Exercise offers drug-free way of preventing migraines

On your bike: Exercise provides an effective drug-free way to prevent migraines

Going for a regular workout works just as well at preventing migraines as relaxation therapy and a common prescription drug, say scientists. All three treatments reduced the frequency of some women’s migraine attacks by as much as three quarters – although the average reduction was more modest.

Scientists from the University of Gothenburg in Sweden, were surprised to find using an exercise bike three times a week could have such a potent effect.

The team, led by Dr Emma Varkey, studied 91 women from a single headache clinic in Sweden. They were between 18 and 65 years old, had neurologist-diagnosed migraine, with or without aura, and got headaches two to eight times per month.
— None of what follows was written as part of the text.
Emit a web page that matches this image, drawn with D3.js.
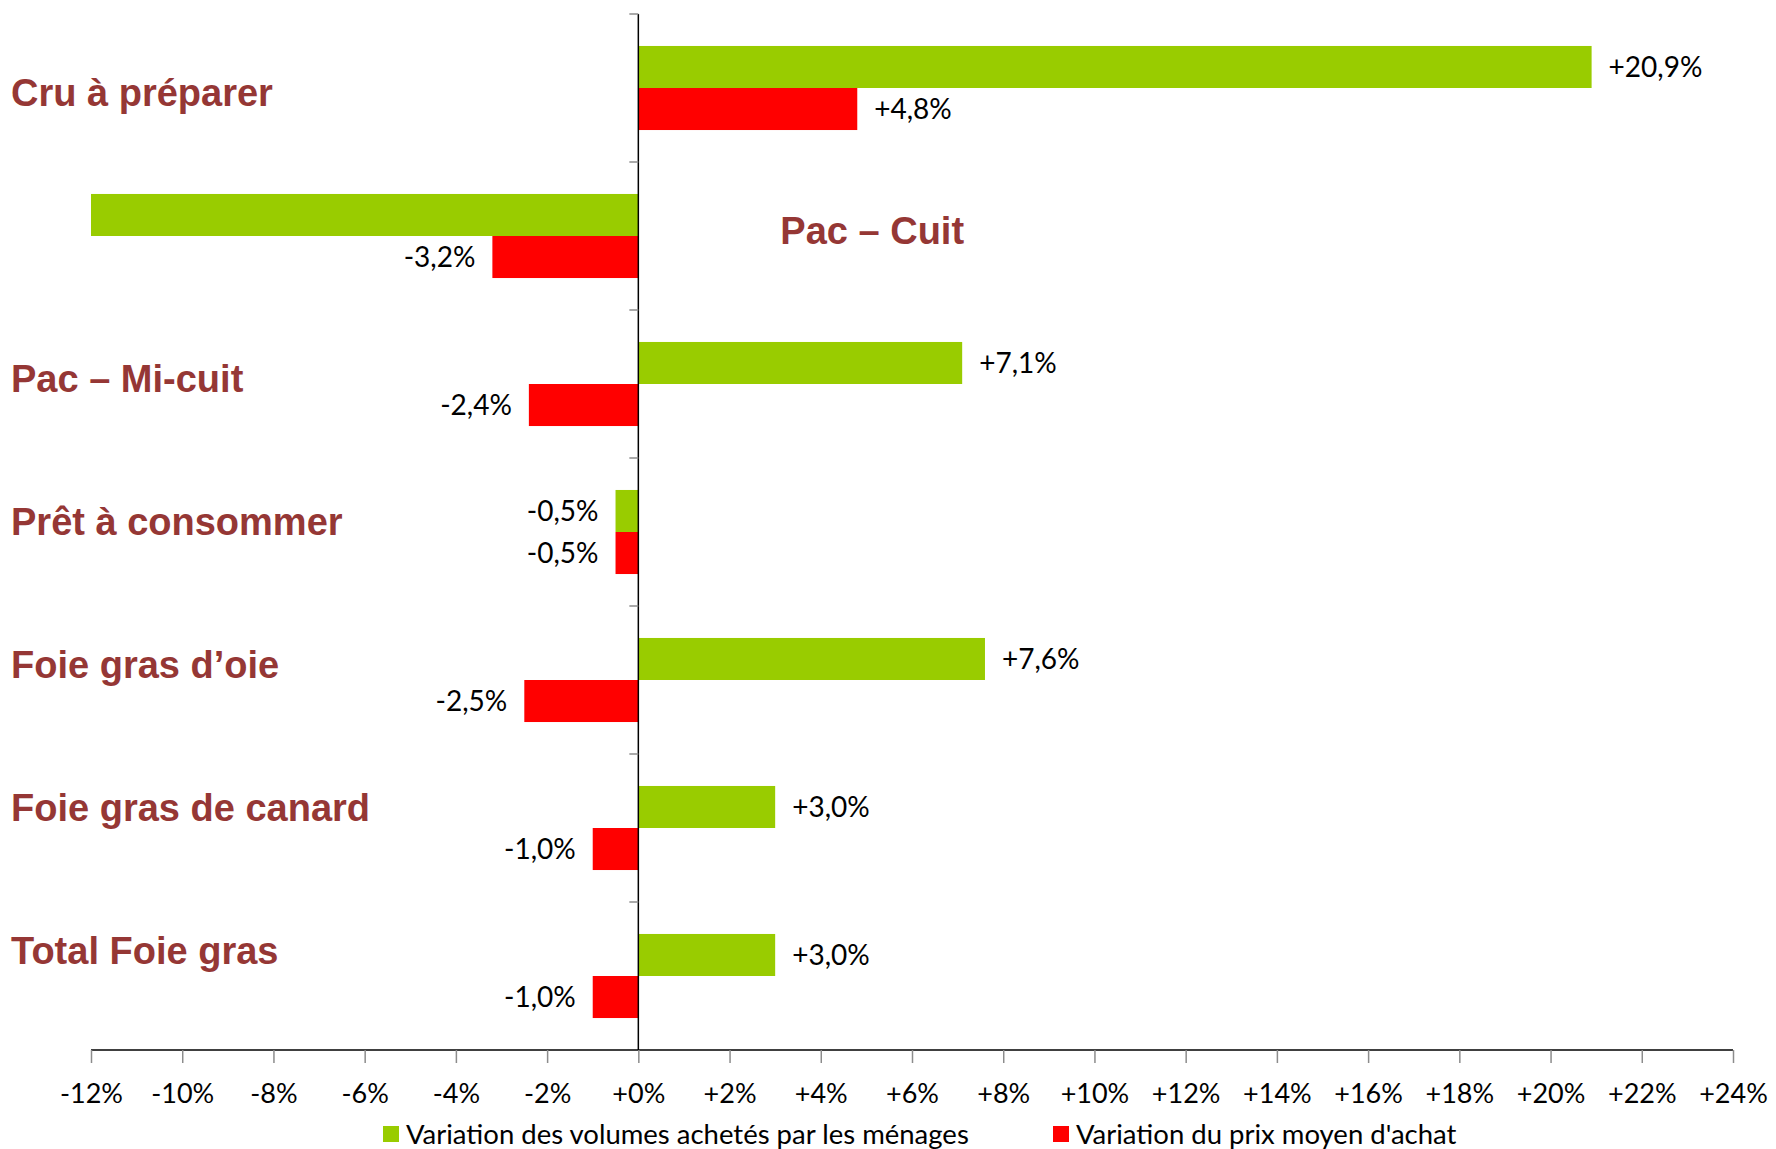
<!DOCTYPE html>
<html>
<head>
<meta charset="utf-8">
<script src="https://cdn.jsdelivr.net/npm/d3@7"></script>
<style>
  body { margin: 0; background: #fff; }
  svg { display: block; }
</style>
</head>
<body>
<svg id="chart"></svg>
<script>
// categories, top to bottom
var categories = ["Cru à préparer", "Pac – Cuit", "Pac – Mi-cuit", "Prêt à consommer",
  "Foie gras d’oie", "Foie gras de canard", "Total Foie gras"];
// variation des volumes (green) and du prix moyen (red), in %
var volumes = [20.9, -12.0, 7.1, -0.5, 7.6, 3.0, 3.0];
var prix = [4.8, -3.2, -2.4, -0.5, -2.5, -1.0, -1.0];
var seriesNames = ["Variation des volumes achetés par les ménages", "Variation du prix moyen d'achat"];
var tickValues = [-12, -10, -8, -6, -4, -2, 0, 2, 4, 6, 8, 10, 12, 14, 16, 18, 20, 22, 24];

window.onload = function() {
  var width = 1776, height = 1149;
  var margin = {top: 14, right: 43, bottom: 99, left: 91};
  var colors = ["#99cc00", "#ff0000"];
  var numFont = "Lato, 'Open Sans', sans-serif";

  var svg = d3.select("#chart").attr("width", width).attr("height", height);

  var x = d3.scaleLinear().domain([-12, 24]).range([margin.left, width - margin.right]);
  var y = d3.scaleBand().domain(categories)
    .range([margin.top, height - margin.bottom])
    .paddingInner(0.432).paddingOuter(0.216);
  var sub = d3.scaleBand().domain([0, 1]).range([0, y.bandwidth()]);

  var fmtTick = function(d) { return (d < 0 ? "" : "+") + d + "%"; };
  var fmtVal = function(d) { return (d < 0 ? "-" : "+") + d3.format(".1f")(Math.abs(d)).replace(".", ",") + "%"; };

  var rows = categories.map(function(c, i) {
    return {cat: c, vals: [{s: 0, v: volumes[i]}, {s: 1, v: prix[i]}]};
  });

  // bars
  var g = svg.append("g");
  var groups = g.selectAll(".grp").data(rows).enter().append("g")
    .attr("class", "grp")
    .attr("transform", function(d) { return "translate(0," + y(d.cat) + ")"; });

  groups.selectAll("rect").data(function(d) { return d.vals; }).enter().append("rect")
    .attr("x", function(d) { return x(Math.min(0, d.v)); })
    .attr("width", function(d) { return Math.abs(x(d.v) - x(0)); })
    .attr("y", function(d) { return sub(d.s); })
    .attr("height", sub.bandwidth())
    .attr("fill", function(d) { return colors[d.s]; });

  // data labels (hidden when the bar is clipped at the axis min)
  groups.selectAll("text")
    .data(function(d) { return d.vals.filter(function(e) { return e.v > x.domain()[0]; }); })
    .enter().append("text")
    .attr("x", function(d) { return d.v >= 0 ? x(d.v) + 17 : x(d.v) - 17; })
    .attr("y", function(d) { return sub(d.s) + sub.bandwidth() / 2; })
    .attr("dy", "0.35em")
    .attr("text-anchor", function(d) { return d.v >= 0 ? "start" : "end"; })
    .style("font-family", numFont)
    .style("font-size", "28px")
    .attr("fill", "#000")
    .text(function(d) { return fmtVal(d.v); });

  // x axis
  var xAxis = svg.append("g")
    .attr("transform", "translate(0," + (height - margin.bottom) + ")")
    .call(d3.axisBottom(x).tickValues(tickValues).tickSize(13).tickPadding(21).tickFormat(fmtTick));
  xAxis.select(".domain").attr("stroke", "#000").attr("stroke-width", 1.5).attr("d", "M" + x(-12) + ",0H" + x(24));
  xAxis.selectAll(".tick line").attr("stroke", "#8c8c8c").attr("stroke-width", 1.5);
  xAxis.selectAll(".tick text")
    .style("font-family", numFont).style("font-size", "27px").attr("fill", "#000");

  // vertical axis at zero with category separators
  var yTop = margin.top, yBot = height - margin.bottom;
  svg.append("line")
    .attr("x1", x(0)).attr("x2", x(0)).attr("y1", yTop).attr("y2", yBot)
    .attr("stroke", "#000").attr("stroke-width", 1.5);
  var seps = categories.map(function(c) { return y(c) - y.step() * y.paddingOuter(); });
  svg.selectAll(".sep").data(seps).enter().append("line")
    .attr("class", "sep")
    .attr("x1", x(0) - 9).attr("x2", x(0))
    .attr("y1", function(d) { return d; }).attr("y2", function(d) { return d; })
    .attr("stroke", "#8c8c8c").attr("stroke-width", 1.5);

  // category labels (text boxes on the left, "Pac – Cuit" placed right of the axis)
  var lab = d3.scalePoint().domain(categories).range([93, 951]);
  svg.selectAll(".cat").data(categories).enter().append("text")
    .attr("class", "cat")
    .attr("x", function(d, i) { return i === 1 ? x(0) + 142 : 11; })
    .attr("y", function(d, i) { return i === 1 ? lab(d) - 5 : lab(d); })
    .attr("dy", "0.35em")
    .style("font-family", "'Liberation Sans', Arial, sans-serif")
    .style("font-weight", "bold")
    .style("font-size", "38px")
    .attr("fill", "#953735")
    .text(function(d) { return d; });

  // legend
  var legX = [383, 1053];
  var leg = svg.selectAll(".leg").data(seriesNames).enter().append("g")
    .attr("class", "leg")
    .attr("transform", function(d, i) { return "translate(" + legX[i] + "," + 1134 + ")"; });
  leg.append("rect").attr("x", 0).attr("y", -8).attr("width", 16).attr("height", 16)
    .attr("fill", function(d, i) { return colors[i]; });
  leg.append("text").attr("x", 23).attr("dy", "0.35em")
    .style("font-family", numFont).style("font-size", "27.5px").attr("fill", "#000")
    .text(function(d) { return d; });
};
</script>
</body>
</html>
They randomly assigned their subjects to one of three regimens for three months: 40 minutes on an exercise bike three times a week, relaxation therapy or daily topiramate.

Previous studies have shown that both relaxation therapy and the prescription drug topiramate are able to prevent migraines. The latest study found exercise is just as effective.

‘Topiramate is a drug of first choice which has shown great effects in studies,’ Dr Varkey said.

‘It was a bit surprising and very interesting that the change in number of migraine attacks was almost similar in all three groups.’

She added: ‘This non-pharmacological approach may therefore be an option for the prophylactic treatment of migraine in patients who do not benefit from or do not want daily medication.’

Dr Varkey said topiramate was best at reducing the intensity of migraines when they did come. However, the drug can cause side effects such as numbness, vertigo and depressed mood.

None of the women in the relaxation group or exercise group reported side effects, but eight women making up a third of the topiramate group did and three withdrew from the study as a result.

‘From a wider health-based perspective, it should be stressed that patients with migraine are less physically active than the general population, and that exercise has positive effects in terms of general well-being and the prevention of disease,’ the team added.

‘Additional and larger studies are, of course, needed to verify our results and to gain evidence for exercise as migraine treatment, but our results are hopeful,’ Dr Varkey.